#### MATERIAL SHOWN
%%

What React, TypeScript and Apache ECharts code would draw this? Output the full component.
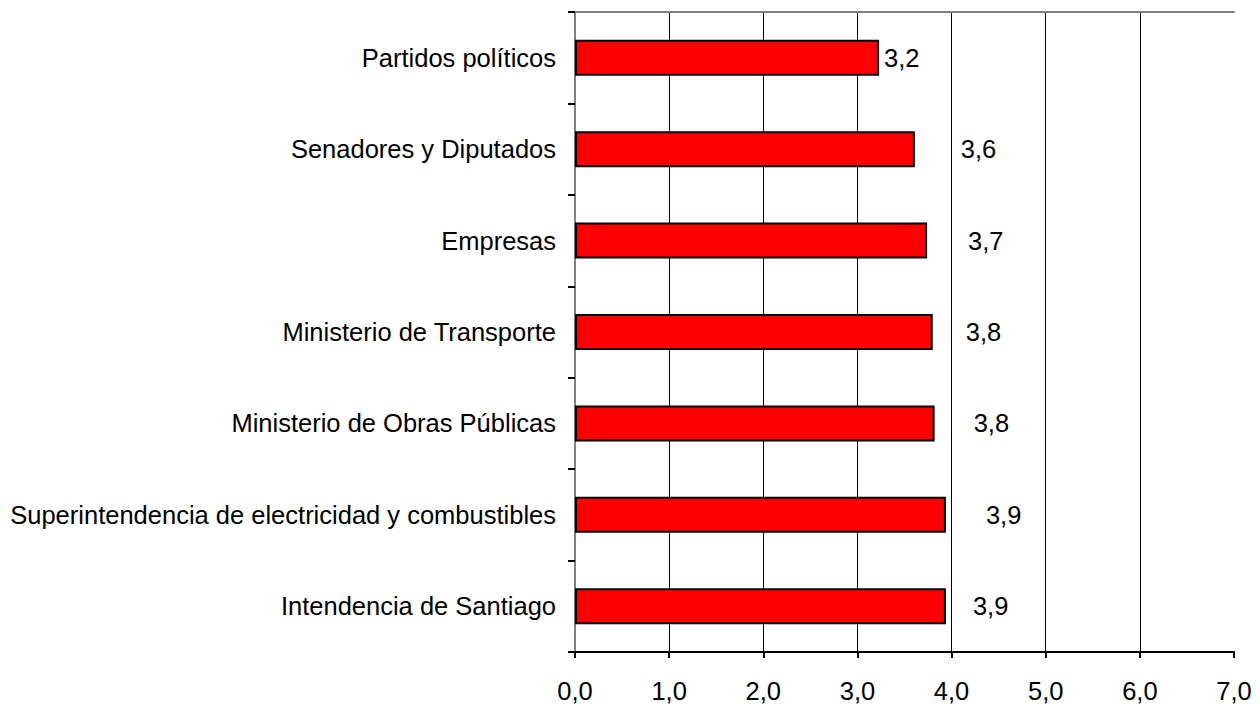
import React, { useEffect, useRef } from "react";
import * as echarts from "echarts";

const categories = [
  "Partidos políticos",
  "Senadores y Diputados",
  "Empresas",
  "Ministerio de Transporte",
  "Ministerio de Obras Públicas",
  "Superintendencia de electricidad y combustibles",
  "Intendencia de Santiago",
];
const values = [3.23, 3.61, 3.74, 3.8, 3.82, 3.94, 3.94];
const labelGaps = [5, 46, 41, 33, 39, 40, 27];

const FONT = "'Liberation Sans', Arial, sans-serif";
const FS = 25.5;
const fmt = (v: number) => v.toFixed(1).replace(".", ",");

export default function App() {
  const ref = useRef<HTMLDivElement>(null);
  useEffect(() => {
    if (!ref.current) return;
    const chart = echarts.init(ref.current, undefined, { renderer: "svg" });
    chart.setOption({
      animation: false,
      backgroundColor: "#ffffff",
      grid: {
        left: 575,
        right: 26,
        top: 12,
        bottom: 54,
        containLabel: false,
        outerBoundsMode: "none",
      },
      xAxis: [
        {
          type: "value",
          min: 0,
          max: 7,
          interval: 1,
          position: "bottom",
          axisLine: { show: true, lineStyle: { color: "#000", width: 2 } },
          axisTick: { show: true, length: 6, lineStyle: { color: "#000", width: 2 } },
          axisLabel: {
            formatter: (v: number) => fmt(v),
            fontSize: FS,
            color: "#000",
            fontFamily: FONT,
            margin: 26,
          },
          splitLine: {
            show: true,
            showMinLine: false,
            showMaxLine: false,
            lineStyle: { color: "#000", width: 1 },
          },
        },
        {
          type: "value",
          min: 0,
          max: 7,
          position: "top",
          axisLine: { show: true, lineStyle: { color: "#808080", width: 2 } },
          axisTick: { show: false },
          axisLabel: { show: false },
          splitLine: { show: false },
        },
      ],
      yAxis: [
        {
          type: "category",
          data: categories,
          inverse: true,
          position: "left",
          axisLine: { show: true, lineStyle: { color: "#000", width: 2 } },
          axisTick: { show: true, length: 7, lineStyle: { color: "#000", width: 2 } },
          axisLabel: {
            fontSize: FS,
            color: "#000",
            fontFamily: FONT,
            margin: 19,
          },
          splitLine: { show: false },
        },
        {
          type: "category",
          data: categories,
          inverse: true,
          position: "right",
          axisLine: { show: true, lineStyle: { color: "#808080", width: 2 } },
          axisTick: { show: false },
          axisLabel: { show: false },
          splitLine: { show: false },
        },
      ],
      series: [
        {
          type: "bar",
          xAxisIndex: 0,
          yAxisIndex: 0,
          barWidth: 36,
          itemStyle: { color: "#FF0000", borderColor: "#000", borderWidth: 2 },
          label: {
            show: true,
            position: "right",
            fontSize: FS,
            color: "#000",
            fontFamily: FONT,
            formatter: (p: any) => fmt(p.value),
          },
          data: values.map((v, i) => ({
            value: v,
            label: { distance: labelGaps[i] },
          })),
        },
      ],
    });
    return () => chart.dispose();
  }, []);
  return (
    <div
      ref={ref}
      style={{ position: "fixed", left: 0, top: 0, width: 1260, height: 706 }}
    />
  );
}
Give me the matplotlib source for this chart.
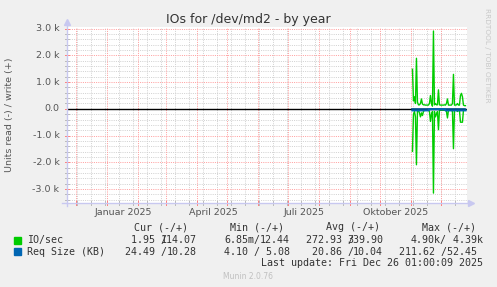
import matplotlib
matplotlib.use("Agg")
import matplotlib.pyplot as plt
import pandas as pd

W, H = 497, 287

title = "IOs for /dev/md2 - by year"
ylabel = "Units read (-) / write (+)"

t_start = pd.Timestamp("2024-11-21 01:05")
t_end = pd.Timestamp("2025-12-26 01:05")

# daily averages, 2025-11-02 .. 2025-12-25
days = pd.date_range("2025-11-02", periods=54, freq="D")
io_write = [1480, 300, 450, 200, 1890, 250, 150, 150, 200, 370,
            180, 150, 150, 140, 140, 140, 140, 200, 500, 200,
            100, 2910, 150, 200, 150, 150, 710, 150, 140, 140,
            140, 140, 150, 140, 200, 370, 140, 140, 140, 140,
            200, 1290, 140, 140, 150, 200, 140, 140, 500, 580,
            450, 140, 120, 120]
io_read = [1590, 200, 100, 300, 2090, 100, 50, 150, 300, 150,
           250, 100, 50, 50, 50, 50, 50, 100, 470, 200,
           100, 3150, 100, 300, 200, 100, 780, 50, 50, 50,
           50, 50, 50, 50, 100, 340, 50, 50, 50, 50,
           100, 1490, 50, 50, 50, 100, 50, 50, 500, 500,
           500, 50, 50, 50]
req_write = [10] * 54
req_read = [55] * 17 + [15] * 16 + [55] * 21

label_dates = pd.to_datetime(["2025-01-16 16:00", "2025-04-16 16:00",
                              "2025-07-16 16:00", "2025-10-16 16:00"])
label_texts = ["Januar 2025", "April 2025", "Juli 2025", "Oktober 2025"]

ytick_vals = [-3000, -2000, -1000, 0, 1000, 2000, 3000]
ytick_texts = ["-3.0 k", "-2.0 k", "-1.0 k", "0.0", "1.0 k", "2.0 k", "3.0 k"]

legend_names = ["IO/sec", "Req Size (KB)"]
legend_colors = ["#00CC00", "#0066B3"]
headers = ["Cur (-/+)", "Min (-/+)", "Avg (-/+)", "Max (-/+)"]
cur_neg = ["1.95 /", "24.49 /"]
cur_pos = ["114.07", "10.28"]
min_neg = ["6.85m/", "4.10 /"]
min_pos = ["12.44", " 5.08"]
avg_neg = ["272.93 /", "20.86 /"]
avg_pos = ["339.90", "10.04"]
max_neg = ["4.90k/", "211.62 /"]
max_pos = [" 4.39k", "52.45 "]
last_update = "Last update: Fri Dec 26 01:00:09 2025"


def fx(x):
    return x / W


def fy(y):
    return 1 - y / H


fig = plt.figure(figsize=(W / 100, H / 100), dpi=100, facecolor="#F0F0F0")
ax_l, ax_r, ax_t, ax_b = 66.5, 466.5, 27, 203
ax = fig.add_axes([fx(ax_l), fy(ax_b), (ax_r - ax_l) / W, (ax_b - ax_t) / H])
ax.set_facecolor("white")
ax.set_xlim(t_start, t_end)
ax.set_ylim(-3520, 3060)
for s in ax.spines.values():
    s.set_visible(False)
ax.tick_params(length=0)
ax.set_yticks([])
ax.set_xticks([])

px = 0.72  # one pixel in points
minor_c, major_c = "#D2D2D2", "#FFA0A0"
dots = dict(lw=px, ls=(0, (1, 1.2)))

# horizontal grid
for v in range(-3400, 3001, 200):
    if v % 1000 == 0:
        ax.axhline(v, color=major_c, zorder=1, **dots)
    else:
        ax.axhline(v, color=minor_c, zorder=0, **dots)

# vertical grid
minor_days = pd.date_range("2024-12-02", t_end, freq="14D")
month_days = pd.date_range("2024-12-01", t_end, freq="MS")
for d in minor_days:
    ax.axvline(d, color=minor_c, zorder=0, **dots)
for d in month_days:
    ax.axvline(d, color=major_c, zorder=1, **dots)

# tick marks
tr = ax.get_xaxis_transform()
tk = 2.0 / (ax_b - ax_t)
for d in minor_days:
    ax.plot([d, d], [-tk, tk], color="#BBBBBB", lw=px, transform=tr, clip_on=False)
for d in month_days:
    ax.plot([d, d], [-tk, tk], color="#FF8080", lw=px, transform=tr, clip_on=False)
tr_y = ax.get_yaxis_transform()
tkx = 2.0 / (ax_r - ax_l)
for v in range(-3400, 3001, 200):
    c = "#FF8080" if v % 1000 == 0 else "#BBBBBB"
    ax.plot([-tkx, tkx], [v, v], color=c, lw=px, transform=tr_y, clip_on=False)

# data
ax.plot(days, io_write, color="#00CC00", lw=1.0, zorder=3)
ax.plot(days, [-v for v in io_read], color="#00CC00", lw=1.0, zorder=3)
ax.axhline(0, color="black", lw=1.0, zorder=4)
ax.plot(days, req_write, color="#0066B3", lw=1.2, zorder=3)
ax.plot(days, [-v for v in req_read], color="#0066B3", lw=1.6, zorder=5)

# axis lines with arrows
axis_c = "#C8C8F0"
fig.add_artist(plt.Line2D([fx(ax_l), fx(ax_l)], [fy(ax_b + 3), fy(ax_t - 3)],
                          color=axis_c, lw=1.0))
fig.add_artist(plt.Line2D([fx(ax_l - 4), fx(ax_r + 2)], [fy(ax_b), fy(ax_b)],
                          color=axis_c, lw=1.0))
fig.add_artist(plt.Line2D([fx(ax_l)], [fy(ax_t - 5)], marker="^", ms=5,
                          color=axis_c, mec=axis_c))
fig.add_artist(plt.Line2D([fx(ax_r + 4)], [fy(ax_b)], marker=">", ms=5,
                          color=axis_c, mec=axis_c))

txt_c = "#555555"
for v, t in zip(ytick_vals, ytick_texts):
    yy = ax_b - (v + 3520) / 6580 * (ax_b - ax_t)
    fig.text(fx(59.5), fy(yy), t, ha="right", va="center", fontsize=6.8, color=txt_c)
for d, t in zip(label_dates, label_texts):
    xx = ax_l + (d - t_start) / (t_end - t_start) * (ax_r - ax_l)
    fig.text(fx(xx), fy(212.5), t, ha="center", va="center", fontsize=6.8, color=txt_c)

fig.text(fx(248.5), fy(19.5), title, ha="center", va="center", fontsize=9, color="#333333")
fig.text(fx(10), fy(115), ylabel, ha="center", va="center", rotation=90,
         fontsize=6.8, color=txt_c)
fig.text(fx(487), fy(55), "RRDTOOL / TOBI OETIKER", ha="center", va="center",
         rotation=270, fontsize=5.3, color="#C8C8C8")
fig.text(fx(248), fy(276.5), "Munin 2.0.76", ha="center", va="center",
         fontsize=5.5, color="#C0C0C0")

# legend
mono = dict(family="DejaVu Sans Mono", fontsize=7.2, color="#333333", va="center")
for x0, h in zip([134, 230, 326, 422], headers):
    fig.text(fx(x0), fy(227.5), h, ha="left", **mono)
# (right end of the read part, right end of the write part)
cols = [(167, 197, cur_neg, cur_pos), (260, 290, min_neg, min_pos),
        (354, 383, avg_neg, avg_pos), (447, 483, max_neg, max_pos)]
for i, (name, col) in enumerate(zip(legend_names, legend_colors)):
    yy = 240 + i * 11.8
    fig.add_artist(plt.Rectangle((fx(14), fy(yy + 3.5)), 7 / W, 7 / H,
                                 color=col, transform=fig.transFigure))
    fig.text(fx(27), fy(yy), name, ha="left", **mono)
    for xn, xp, neg, pos in cols:
        fig.text(fx(xn), fy(yy), neg[i], ha="right", **mono)
        fig.text(fx(xp), fy(yy), pos[i], ha="right", **mono)
fig.text(fx(483), fy(263.5), last_update, ha="right", **mono)

fig.savefig("out.png", dpi=100, facecolor=fig.get_facecolor())
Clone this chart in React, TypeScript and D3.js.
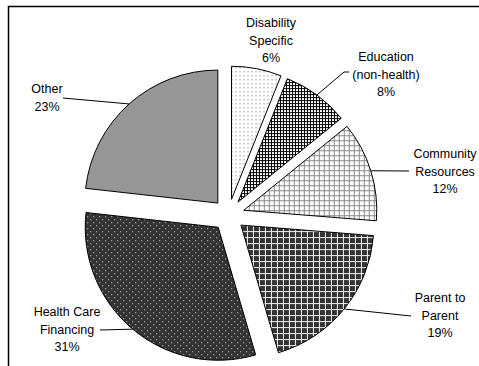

%%

#### TASK OBJECTIVE
For each line in the data above that contains the string "React", extract the line.

#### ANSWER TO THE TASK
What React, TypeScript and Apache ECharts code would draw this? Output the full component.
import React, { useEffect, useRef } from "react";
Clone this chart in React, TypeScript and D3.js.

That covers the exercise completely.